みどり市の農業団体・大間々用水土地改良区(理事長・石原条みどり市長)は同市と共同で、同市大間々町上神梅に小水力発電所を開設した。県内の土地改良区では初の取り組みで、農業用水を活用して発電事業を行い、売電収益を水路などの施設の維持管理費にあてる。17日に竣工(しゅんこう)式を行い、石原理事長が発電機のスイッチを押した。
同土地改良区は、渡良瀬川支流の深沢川(桐生市黒保根町)を水源に、みどり市大間々町と笠懸町、桐生市新里町、伊勢崎市赤堀町を流れる農業用水の受益農家ら約700人でつくる組合。
小水力発電所は、長年の懸案だった施設の維持管理費の軽減や、地域農業の活性化を目的に建設したもの。農業用水を利用した発電事業に対する補助制度ができたことなどを追い風に、14年度から本格的に事業着手した。総事業費は1億2460万円で、50%を国、25%を県の補助でまかない、残りを土地改良区と市で負担した。
旧神梅小の南約150メートルの場所に水車や発電機を備えた建屋を設置。北に約2・5キロ離れた深沢川から地下導水管を通って流れる水の落差(約22メートル)を使ってタービンを回す。土地改良区と市が持つ同川の水利権(毎秒0・4174立方メートル)のうち同0・3立方メートルの水を発電に使う。
最大出力は47キロワットで、年間発電量は一般家庭の約70世帯分に相当する264メガワット時。これを1キロワット時あたり34円で東京電力に売電し、年約900万円の売電収入を見込む。収入から経費を除いた年約500万円を水利権の割合に応じて土地改良区(約53%)と市(約47%)で分ける計画だ。

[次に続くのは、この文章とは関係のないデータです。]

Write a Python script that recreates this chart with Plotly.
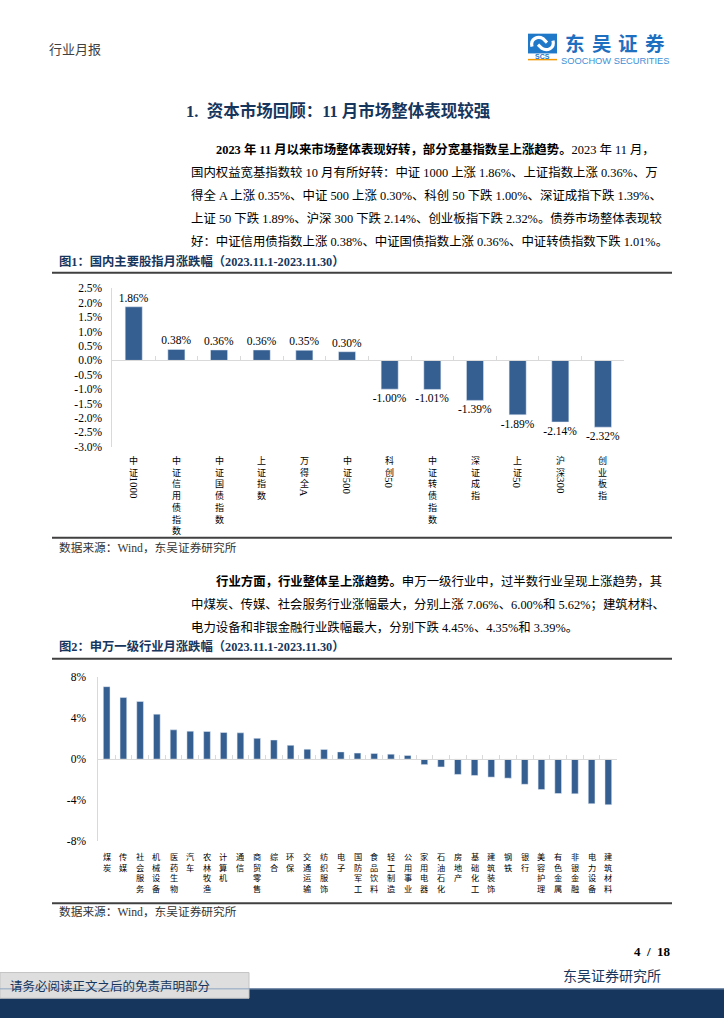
import re
import plotly.graph_objects as go

W, H = 724, 1024

# ---------------- data ----------------
idx_names = ["中证1000", "中证信用债指数", "中证国债指数", "上证指数", "万得全A", "中证500",
             "科创50", "中证转债指数", "深证成指", "上证50", "沪深300", "创业板指"]
idx_chg = [1.86, 0.38, 0.36, 0.36, 0.35, 0.30, -1.00, -1.01, -1.39, -1.89, -2.14, -2.32]
y1_tickvals = [2.5, 2.0, 1.5, 1.0, 0.5, 0.0, -0.5, -1.0, -1.5, -2.0, -2.5, -3.0]
y1_ticktext = ["2.5%", "2.0%", "1.5%", "1.0%", "0.5%", "0.0%", "-0.5%", "-1.0%",
               "-1.5%", "-2.0%", "-2.5%", "-3.0%"]

ind_names = ["煤炭", "传媒", "社会服务", "机械设备", "医药生物", "汽车", "农林牧渔", "计算机",
             "通信", "商贸零售", "综合", "环保", "交通运输", "纺织服饰", "电子", "国防军工",
             "食品饮料", "轻工制造", "公用事业", "家用电器", "石油石化", "房地产", "基础化工",
             "建筑装饰", "钢铁", "银行", "美容护理", "有色金属", "非银金融", "电力设备", "建筑材料"]
ind_chg = [7.06, 6.00, 5.62, 4.38, 2.85, 2.72, 2.69, 2.59, 2.56, 2.02, 1.86, 1.34, 0.96, 0.94,
           0.70, 0.58, 0.54, 0.48, 0.35, -0.54, -0.77, -1.50, -1.60, -1.76, -1.86, -2.46,
           -2.97, -3.36, -3.39, -4.35, -4.45]
y2_tickvals = [8, 4, 0, -4, -8]
y2_ticktext = ["8%", "4%", "0%", "-4%", "-8%"]

# ---------------- styles ----------------
SERIF = "Liberation Serif, Noto Sans CJK SC, serif"
CJK = "Noto Sans CJK SC, sans-serif"
NAVY = "#17365D"
BAR = "#365F91"
AXC = "#d9d9d9"


def px(x):
    return x / W


def py(y):
    return 1 - y / H


anns = []
shapes = []


def T(x, y, s, size=13, color="#000000", xanchor="left", family=SERIF):
    anns.append(dict(x=px(x), y=py(y), xref="paper", yref="paper", text=s, showarrow=False,
                     xanchor=xanchor, yanchor="middle", borderpad=0,
                     font=dict(size=size, color=color, family=family)))


def hline(y, x0=52, x1=672, color="#404040", width=2):
    shapes.append(dict(type="line", xref="paper", yref="paper", x0=px(x0), x1=px(x1),
                       y0=py(y), y1=py(y), line=dict(color=color, width=width)))


def rect(x0, y0, x1, y1, fill, lc=None, lw=0):
    shapes.append(dict(type="rect", xref="paper", yref="paper", x0=px(x0), x1=px(x1),
                       y0=py(y1), y1=py(y0), fillcolor=fill,
                       line=dict(color=lc or fill, width=lw), layer="below"))


def path(cmds, color, width):
    out = []
    for c in cmds:
        if isinstance(c, str):
            out.append(c)
        else:
            out.append(f"{px(c[0]):.5f},{py(c[1]):.5f}")
    shapes.append(dict(type="path", xref="paper", yref="paper", path=" ".join(out),
                       line=dict(color=color, width=width)))


# ---------------- chart geometry ----------------
c1_x = (112.4, 624.3)
c1_y = (285.7, 446.0)
c2_x = (98.3, 616.7)
c2_y = (679.0, 845.0)
r1 = (y1_tickvals[-1], y1_tickvals[0])
r2 = (y2_tickvals[-1], y2_tickvals[0])


def zero_pos(ypx, rng):
    top, bot = ypx
    lo, hi = rng
    return py(top + (hi - 0) / (hi - lo) * (bot - top))


fig = go.Figure()

n1 = len(idx_names)
n2 = len(ind_names)
x1 = list(range(n1))
x2 = list(range(n2))

fig.add_trace(go.Bar(x=x1, y=idx_chg, xaxis="x", yaxis="y", marker_color=BAR,
                     text=[f"{v:.2f}%" for v in idx_chg], textposition="outside",
                     constraintext="none",
                     textfont=dict(family=SERIF, size=11.5, color="#000000"),
                     cliponaxis=False, hoverinfo="skip", showlegend=False))
fig.add_trace(go.Scatter(x=x1, y=[0] * n1, xaxis="x2", yaxis="y", mode="markers",
                         marker=dict(opacity=0, size=1), hoverinfo="skip", showlegend=False))
fig.add_trace(go.Bar(x=x2, y=ind_chg, xaxis="x3", yaxis="y3", marker_color=BAR,
                     hoverinfo="skip", showlegend=False))
fig.add_trace(go.Scatter(x=x2, y=[0] * n2, xaxis="x4", yaxis="y3", mode="markers",
                         marker=dict(opacity=0, size=1), hoverinfo="skip", showlegend=False))

axfont = dict(family=SERIF, size=11.5, color="#000000")

fig.update_layout(
    width=W, height=H, margin=dict(l=0, r=0, t=0, b=0),
    paper_bgcolor="white", plot_bgcolor="white", bargap=0.6,
    xaxis=dict(domain=[px(c1_x[0]), px(c1_x[1])], range=[-0.5, n1 - 0.5], anchor="y",
               showticklabels=False, showgrid=False, zeroline=False, showline=False, ticks=""),
    xaxis2=dict(domain=[px(c1_x[0]), px(c1_x[1])], range=[-0.5, n1 - 0.5], overlaying="x",
                anchor="free", position=zero_pos(c1_y, r1), showline=True, linecolor=AXC,
                linewidth=1, tickmode="array", tickvals=[i - 0.5 for i in range(n1 + 1)],
                ticks="inside", ticklen=4, tickcolor=AXC, showticklabels=False,
                showgrid=False, zeroline=False),
    yaxis=dict(domain=[py(c1_y[1]), py(c1_y[0])], range=list(r1), anchor="x",
               tickmode="array", tickvals=y1_tickvals, ticktext=y1_ticktext,
               tickfont=axfont, showgrid=False, zeroline=False, showline=True,
               linecolor=AXC, linewidth=1, ticks="", ticklabelstandoff=7),
    xaxis3=dict(domain=[px(c2_x[0]), px(c2_x[1])], range=[-0.5, n2 - 0.5], anchor="y3",
                showticklabels=False, showgrid=False, zeroline=False, showline=False, ticks=""),
    xaxis4=dict(domain=[px(c2_x[0]), px(c2_x[1])], range=[-0.5, n2 - 0.5], overlaying="x3",
                anchor="free", position=zero_pos(c2_y, r2), showline=True, linecolor=AXC,
                linewidth=1, tickmode="array", tickvals=[i - 0.5 for i in range(n2 + 1)],
                ticks="inside", ticklen=4, tickcolor=AXC, showticklabels=False,
                showgrid=False, zeroline=False),
    yaxis3=dict(domain=[py(c2_y[1]), py(c2_y[0])], range=list(r2), anchor="x3",
                tickmode="array", tickvals=y2_tickvals, ticktext=y2_ticktext,
                tickfont=axfont, showgrid=False, zeroline=False, showline=True,
                linecolor=AXC, linewidth=1, ticks="", ticklabelstandoff=9),
)


# ---------------- vertical category labels ----------------
def cat_labels(names, xref, dom_bottom_px, start, fs):
    yb = py(dom_bottom_px)
    pitch = 1.3 * fs
    for i, name in enumerate(names):
        cursor = start
        for chunk in re.findall(r"[A-Za-z0-9.]+|[^A-Za-z0-9.]+", name):
            if re.match(r"[A-Za-z0-9.]", chunk):
                L = sum(0.72 * 11 if c.isupper() else 0.5 * 11 for c in chunk)
                anns.append(dict(x=i, xref=xref, y=yb, yref="paper", text=chunk,
                                 textangle=90, showarrow=False, xanchor="center",
                                 yanchor="middle", yshift=-(cursor + L / 2 + 1), borderpad=0,
                                 font=dict(size=11, family=SERIF, color="#000000")))
                cursor += L + 2
            else:
                anns.append(dict(x=i, xref=xref, y=yb, yref="paper",
                                 text="<br>".join(chunk), showarrow=False,
                                 xanchor="center", yanchor="top", yshift=-cursor,
                                 borderpad=0,
                                 font=dict(size=fs, family=CJK, color="#000000")))
                cursor += pitch * len(chunk)


cat_labels(idx_names, "x", c1_y[1], 6, 9.0)
cat_labels(ind_names, "x3", c2_y[1], 8, 8.2)

# ---------------- header ----------------
T(48, 43, "行业月报", 13, "#404040", family=CJK)
# logo
rect(528, 28, 557, 48, "#1f78c8")
path(["M", (532, 41), "C", (530, 33), (538, 30), (543, 33), "L", (547, 37)], "white", 3.2)
path(["M", (553, 35), "C", (555, 43), (547, 46), (542, 43), "L", (538, 39)], "white", 3.2)
T(542.5, 50.8, "<b>SCS</b>", 7, "#1f78c8", "center", "Liberation Sans, sans-serif")
rect(528, 53.5, 557, 55, "#f39800")
for k, ch in enumerate("东吴证券"):
    T(575 + k * 26.5, 36.5, f"<b>{ch}</b>", 19.5, "#1f6fc0", "center", CJK)
T(615, 56, "SOOCHOW SECURITIES", 9.3, "#3d8fd6", "center", "Liberation Sans, sans-serif")

# ---------------- section title ----------------
T(185, 106, "<b>1.  资本市场回顾：11 月市场整体表现较强</b>", 16.5, NAVY)

# ---------------- paragraph 1 ----------------
p1 = [
    (215, "<b>2023 年 11 月以来市场整体表现好转，部分宽基指数呈上涨趋势。</b>2023 年 11 月，"),
    (190, "国内权益宽基指数较 10 月有所好转：中证 1000 上涨 1.86%、上证指数上涨 0.36%、万"),
    (190, "得全 A 上涨 0.35%、中证 500 上涨 0.30%、科创 50 下跌 1.00%、深证成指下跌 1.39%、"),
    (190, "上证 50 下跌 1.89%、沪深 300 下跌 2.14%、创业板指下跌 2.32%。债券市场整体表现较"),
    (190, "好：中证信用债指数上涨 0.38%、中证国债指数上涨 0.36%、中证转债指数下跌 1.01%。"),
]
for k, (x0, s) in enumerate(p1):
    T(x0, 145 + k * 23.4, s, 12.4)

# ---------------- figure 1 frame ----------------
T(58, 259, "<b>图1：国内主要股指月涨跌幅（2023.11.1-2023.11.30）</b>", 12.3, NAVY)
hline(270)
hline(538)
T(58, 548, "数据来源：Wind，东吴证券研究所", 11.7, "#333333")

# ---------------- paragraph 2 ----------------
p2 = [
    (215, "<b>行业方面，行业整体呈上涨趋势。</b>申万一级行业中，过半数行业呈现上涨趋势，其"),
    (190, "中煤炭、传媒、社会服务行业涨幅最大，分别上涨 7.06%、6.00%和 5.62%；建筑材料、"),
    (190, "电力设备和非银金融行业跌幅最大，分别下跌 4.45%、4.35%和 3.39%。"),
]
for k, (x0, s) in enumerate(p2):
    T(x0, 582 + k * 23.4, s, 12.4)

# ---------------- figure 2 frame ----------------
T(58, 648, "<b>图2：申万一级行业月涨跌幅（2023.11.1-2023.11.30）</b>", 12.3, NAVY)
hline(660.5)
hline(908)
T(58, 917, "数据来源：Wind，东吴证券研究所", 11.7, "#333333")

# ---------------- footer ----------------
T(672, 957, "<b>4  /  18</b>", 13, "#000000", "right")
T(562, 982, "东吴证券研究所", 14, NAVY)
rect(0, 994, W, H, NAVY)
hline(994.5, 0, W, "#8ea4c0", 1)
rect(0, 978, 249, 1004, "#dedede", "#c4c4c4", 1)
T(9, 991, "请务必阅读正文之后的免责声明部分", 12.5, NAVY, family=CJK)

fig.update_layout(annotations=anns, shapes=shapes)
fig.write_html("out.html", config={"displayModeBar": False},
               post_script="document.body.style.margin='0px';"
                           "document.body.style.padding='0px';"
                           "document.body.style.overflow='hidden';")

売電収入を得ることで、土地改良区は施設管理費の負担を軽減でき、市も土地改良区に払っている施設管理委託料が実質的に軽減できるメリットがある。
竣工式で石原理事長は「この地域で安定的な電力を確保するのは水力が一番。水量も落差も十分に確保できる。ここが情報発信の基地になることを期待する」などと述べた。